The lieutenant circled
the odd fellow to determine if he looked as gimpy from behind as he did from
the front. “What in God’s name happened to you, partner? Appears you got one
step in the grave already.”

“I’ve been th-th-through
a few rough patches with my health. But I can still fire an Enfield.”

“What kind of rough patches?”

The volunteer kept staring at the ground. “It d-d-don’t
matter none.”

“It matters to the U.S.
Navy,” the lieutenant said. “We’re not going let some jag-off slip in just to
freeload medical care.
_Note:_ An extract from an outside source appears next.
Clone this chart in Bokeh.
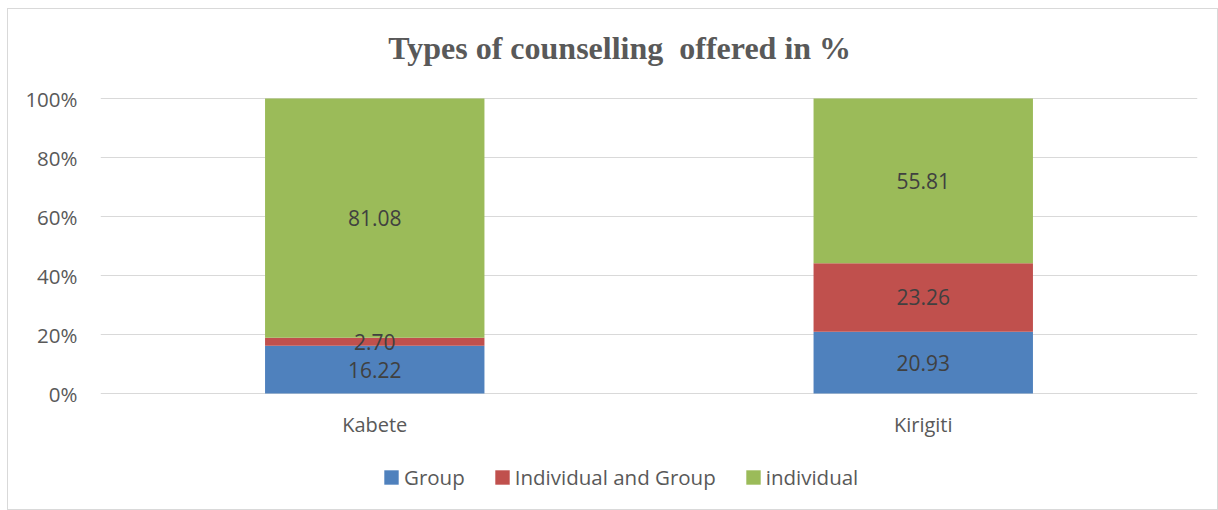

A lot of bums are trying to sponge off the government
these days.”

The man clasped his right hand to stifle a spasm in his
fingers. “There’s more bums
in
the g-g-government these days, from
what I’ve seen.”

“You got the palsy?”

In a near whisper, the man admitted, “I was gassed.”

“Did you say
gassed
? You forget to turn off your
stove, or what?”

“On the Meuse.”

Stealing a look of disbelief at his ensign, the lieutenant
scoffed at the codger, “You really expect us to believe that
you
fought in France?”

“Hundred F-f-forty-Sixth Field Artillery.”

“And you were discharged?”

“Honorable.”

The tale was getting so tall, the lieutenant could hardly
see over it. “I suppose you had a rank, too.”

“Sergeant.”

The lieutenant knew the
half-senile crank was just making it all up. Hell of a mess the Army would have
to be in to promote such a clipped-winged cull to anything higher than a mess
cook. He decided to let him down gently. “Sorry, doughboy, but you’re just a bit
over the age limit.”

“I know my rights. The Navy is t-t-taking men up to age
fifty. I ain’t moving from this spot until I put my John Hancock on one of
those killing contracts.”

“Now listen here—”

“I’ll go over your head to the goddam stripe in charge of
this playground!”

The lieutenant reddened. “You won’t pass the physical
anyway, and you know it.”

The gimpy veteran just glared at the two officers, as if
debating another revelation. Finally, he tried negotiating his way in. “What if
I f-f-fought in another war
after
France?”

The lieutenant rolled his eyes. “We don’t have time for this
nonsense. The country hasn’t been in a war since 1918.”